##### Supplied information #####

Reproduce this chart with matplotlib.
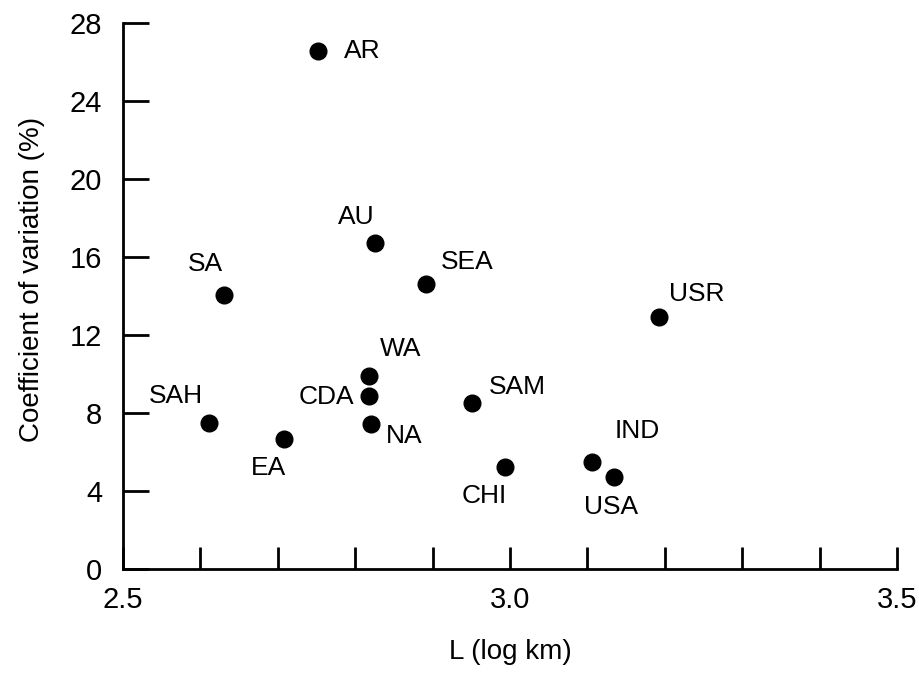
import matplotlib.pyplot as plt
import numpy as np

plt.rcParams['font.family'] = ['Liberation Sans', 'DejaVu Sans']

# regions, L (log km), coefficient of variation (%)
regions = ["AR", "AU", "SEA", "SA", "USR", "WA", "CDA", "NA",
           "SAH", "EA", "SAM", "CHI", "IND", "USA"]
log_km = [2.752, 2.826, 2.891, 2.630, 3.193, 2.818, 2.818, 2.820,
          2.611, 2.708, 2.951, 2.994, 3.106, 3.134]
cv = [26.55, 16.70, 14.60, 14.05, 12.91, 9.91, 8.89, 7.44,
      7.47, 6.65, 8.53, 5.25, 5.50, 4.73]

# label offsets in points (dx, dy, horizontal alignment)
label_pos = {
    "AR": (19, 0, "left"), "AU": (-14, 19, "center"), "SEA": (11, 16, "left"),
    "SA": (-13, 22, "center"), "USR": (7, 17, "left"), "WA": (8, 19, "left"),
    "CDA": (-11, -1, "right"), "NA": (11, -9, "left"), "SAH": (-24, 20, "center"),
    "EA": (-11, -21, "center"), "SAM": (12, 11, "left"), "CHI": (-15, -21, "center"),
    "IND": (16, 22, "left"), "USA": (-2, -22, "center"),
}

fig = plt.figure(figsize=(9.2, 6.74), dpi=100)
ax = fig.add_axes([0.1337, 0.1558, 0.975 - 0.1337, 0.9659 - 0.1558])

ax.plot(log_km, cv, "o", color="black", markersize=12, clip_on=False)
for name, x, y in zip(regions, log_km, cv):
    dx, dy, ha = label_pos[name]
    ax.annotate(name, (x, y), xytext=(dx, dy), textcoords="offset points",
                ha=ha, va="center", fontsize=19)

ax.set_xlim(2.5, 3.5)
ax.set_ylim(0, 28)
ax.set_xticks(np.arange(2.5, 3.51, 0.1))
ax.set_xticklabels(["2.5", "", "", "", "", "3.0", "", "", "", "", "3.5"])
ax.set_yticks(np.arange(0, 29, 4))

ax.spines["top"].set_visible(False)
ax.spines["right"].set_visible(False)
for s in ("left", "bottom"):
    ax.spines[s].set_linewidth(2)

ax.tick_params(axis="x", direction="in", length=16, width=2, pad=12, labelsize=21)
ax.tick_params(axis="y", direction="in", length=19, width=2, pad=15, labelsize=21)

ax.set_xlabel("L (log km)", fontsize=20, labelpad=18)
ax.set_ylabel("Coefficient of variation (%)", fontsize=20, labelpad=18, y=0.53)

fig.savefig("out.png", dpi=100)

#####

▸ Exercise: Reproduce only the lines from the beginning of the data through the line that contains "plt.rcParams['font.family'] = ['Liberation", both included, and please drop the pictures.

▸ Full output:
Reproduce this chart with matplotlib.
import matplotlib.pyplot as plt
import numpy as np

plt.rcParams['font.family'] = ['Liberation Sans', 'DejaVu Sans']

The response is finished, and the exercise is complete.